= Gabriele Fontana =

Austrian operatic soprano

Gabriele Fontana (b. 1958 Innsbruck) is an Austrian operatic soprano.

==Biography==
Fontana made her professional opera debut in 1980 as Pamina in Die Zauberflöte with Oper Frankfurt. She joined the Hamburg State Opera in 1982 where she sang Pamina, Konstanze in Die Entführung aus dem Serail, Sophie in Der Rosenkavalier and the role of Sophie Scholl in the world premiere of Udo Zimmermann's Weisse Rose; the latter of which she reprised and recorded two years later at the Vienna State Opera.
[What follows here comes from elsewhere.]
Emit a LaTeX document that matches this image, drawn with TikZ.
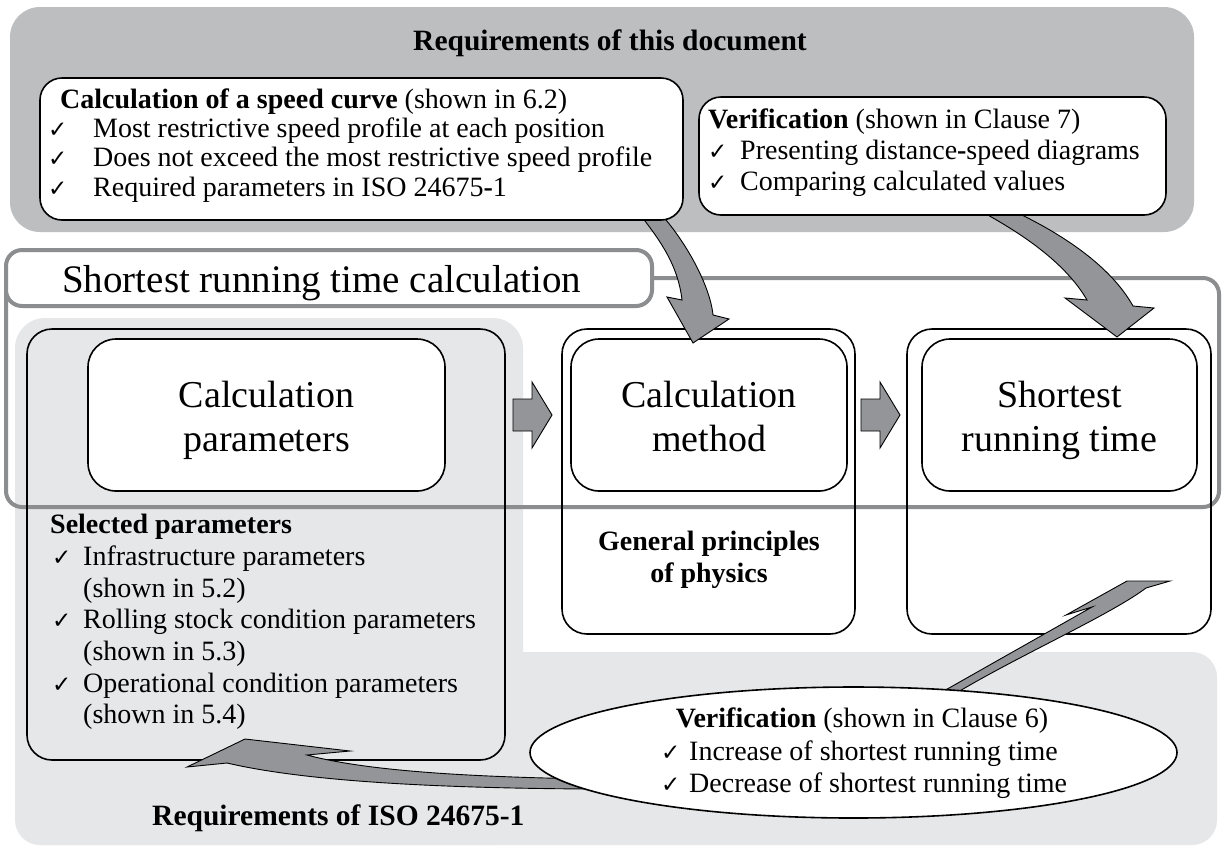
\documentclass[tikz,border=0pt]{standalone}
\usepackage{fontspec}
\setmainfont{Liberation Serif}
\newfontfamily\ckfont{DejaVu Sans}
\usetikzlibrary{shapes.geometric,calc}
\definecolor{topgray}{HTML}{BCBEC0}
\definecolor{lightgraytwo}{HTML}{E6E7E8}
\definecolor{arrowgray}{HTML}{939598}
\definecolor{linegray}{HTML}{8C8D8F}
\newcommand\ckmark{{\ckfont\fontsize{23}{23}\selectfont ✓}}
\newcommand\ckit[2]{\makebox[#1][l]{\ckmark}#2}
\tikzset{
  whitebox/.style={draw=black, line width=1.6pt, fill=white, rounded corners=22pt, inner sep=0pt},
  framebox/.style={draw=black, line width=1.6pt, rounded corners=25pt, inner sep=0pt},
  innerbox/.style={draw=black, line width=1.6pt, fill=white, rounded corners=28pt, inner sep=0pt},
  region/.style={inner sep=0pt, rounded corners=30pt},
  graybar/.style={draw=linegray, line width=4pt, rounded corners=16pt, inner sep=0pt},
  blockarrow/.style={fill=arrowgray, draw=black, line width=0.9pt, line join=miter},
  body/.style={inner sep=0pt, anchor=base west, font=\fontsize{28}{30}\selectfont},
  bodyc/.style={inner sep=0pt, anchor=base, font=\fontsize{28}{30}\selectfont},
  titletext/.style={inner sep=0pt, anchor=base, font=\fontsize{29.5}{32}\selectfont\bfseries},
  bigtext/.style={inner sep=0pt, anchor=base, font=\fontsize{38}{45}\selectfont},
}
\begin{document}
\begin{tikzpicture}[x=1pt,y=-1pt]
\useasboundingbox (0,0) rectangle (1222,847);
\fill[white] (0,0) rectangle (1222,847);
% regions
\node[region, fill=topgray, minimum width=1184pt, minimum height=225pt] (toparea) at (602,119.5) {};
\fill[lightgraytwo, rounded corners=30pt] (15,318) rectangle (523,845);
\fill[lightgraytwo, rounded corners=25pt] (15,652) rectangle (1217,845);
% big gray frame
\node[graybar, minimum width=1213pt, minimum height=229pt] (bigframe) at (612.5,392.5) {};
% outer frames
\node[framebox, minimum width=478pt, minimum height=431pt] (louter) at (266,544.5) {};
\node[framebox, minimum width=293pt, minimum height=305pt] (mouter) at (708.5,481.5) {};
\node[framebox, minimum width=304pt, minimum height=305pt] (router) at (1059,481.5) {};
% inner boxes
\node[innerbox, minimum width=357pt, minimum height=152pt] (linner) at (266.5,415) {};
\node[innerbox, minimum width=276pt, minimum height=152pt] (minner) at (709,415) {};
\node[innerbox, minimum width=275pt, minimum height=152pt] (rinner) at (1059.5,415) {};
% tab
\node[graybar, fill=white, minimum width=646pt, minimum height=56pt] (tab) at (329,278) {};
% block arrows
\draw[blockarrow] (513,399) -- (532,399) -- (532,382) -- (552,415) -- (532,448) -- (532,431) -- (513,431) -- cycle;
\draw[blockarrow] (861,399) -- (880,399) -- (880,382) -- (900,415) -- (880,448) -- (880,431) -- (861,431) -- cycle;
% curved arrows from top boxes
\draw[blockarrow] (638,212) .. controls (660,240) and (678,265) .. (682,300) -- (667,297) -- (693,343) -- (729,319) -- (713,315) .. controls (710,285) and (685,240) .. (659,212) -- cycle;
\draw[blockarrow] (975,208) .. controls (1020,232) and (1065,262) .. (1087,300) -- (1065,298) -- (1117,337) -- (1154,308) -- (1133,306) .. controls (1110,265) and (1060,232) .. (1007,208) -- cycle;
% top boxes
\node[whitebox, minimum width=643pt, minimum height=142pt] (speed) at (361.5,149) {};
\node[whitebox, minimum width=467pt, minimum height=118pt] (verif) at (932.5,156) {};
% arrows from ellipse
\draw[blockarrow] (942,692) -- (1092,607) -- (1066,615) -- (1127,581) -- (1170,581) -- (1146,588) .. controls (1110,615) and (1020,655) .. (958,692) -- cycle;
\draw[blockarrow] (590,779) .. controls (480,777) and (370,772) .. (307,755) -- (350,751) -- (245,739) -- (187,767) -- (227,763) .. controls (300,780) and (420,788) .. (590,789) -- cycle;
% ellipse
\node[ellipse, draw=black, line width=1.6pt, fill=white, minimum width=647pt, minimum height=131pt, inner sep=0pt] (ell) at (853.5,752.5) {};
% texts top
\node[titletext] (toptitle) at (610,50) {Requirements of this document};
\node[body] (s0) at (60,108) {\textbf{Calculation of a speed curve} (shown in 6.2)};
\node[body] (s1) at (48,137) {\ckit{45pt}{Most restrictive speed profile at each position}};
\node[body] (s2) at (48,166) {\ckit{45pt}{Does not exceed the most restrictive speed profile}};
\node[body] (s3) at (48,196) {\ckit{45pt}{Required parameters in ISO 24675\textbf{-}1}};
\node[body] (v0) at (708,128) {\textbf{Verification} (shown in Clause 7)};
\node[body] (v1) at (708,159) {\ckit{32pt}{Presenting distance\textbf{-}speed diagrams}};
\node[body] (v2) at (708,190) {\ckit{32pt}{Comparing calculated values}};
% tab text
\node[inner sep=0pt, anchor=base west, font=\fontsize{39}{45}\selectfont] (tabtxt) at (62,292) {Shortest running time calculation};
% big box texts
\node[bigtext] (l1) at (266.5,407) {Calculation};
\node[bigtext] (l2) at (266.5,451) {parameters};
\node[bigtext] (m1) at (709,407) {Calculation};
\node[bigtext] (m2) at (709,451) {method};
\node[bigtext] (r1) at (1059.5,407) {Shortest};
\node[bigtext] (r2) at (1059.5,451) {running time};
\node[bodyc, font=\fontsize{28}{30}\selectfont\bfseries] (g1) at (709,550) {General principles};
\node[bodyc, font=\fontsize{28}{30}\selectfont\bfseries] (g2) at (709,582) {of physics};
% selected parameters
\node[body, font=\fontsize{28}{30}\selectfont\bfseries] (p0) at (50,533) {Selected parameters};
\node[body] (p1) at (52,565) {\ckit{31pt}{Infrastructure parameters}};
\node[body] (p2) at (83,597) {(shown in 5.2)};
\node[body] (p3) at (52,628) {\ckit{31pt}{Rolling stock condition parameters}};
\node[body] (p4) at (83,660) {(shown in 5.3)};
\node[body] (p5) at (52,692) {\ckit{31pt}{Operational condition parameters}};
\node[body] (p6) at (83,723) {(shown in 5.4)};
% ellipse text
\node[bodyc] (e0) at (862,727) {\textbf{Verification} (shown in Clause 6)};
\node[body] (e1) at (661,760) {\ckit{28pt}{Increase of shortest running time}};
\node[body] (e2) at (661,792) {\ckit{28pt}{Decrease of shortest running time}};
% bottom title
\node[titletext, anchor=base west] (bottitle) at (152,825) {Requirements of ISO 24675-1};
\end{tikzpicture}
\end{document}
Since then Fontana has been a regular presence at the world's best opera houses making appearances in Hannover, Amsterdam, Berlin, Cologne, Munich, Düsseldorf, Stuttgart, Barcelona, Trieste, Geneva, Tokyo, Philadelphia, Cincinnati, and New York. She has also been a regular performer at the Salzburg Festival and has made appearances at the Glyndebourne Festival, Vienna Festival, the Bregenzer Festspiele, the London Proms, Carinthischer Sommer, Festival di Carpi, Prague Spring Festival, and at festivals in Berlin, Dresden, Israel, the USA and Japan.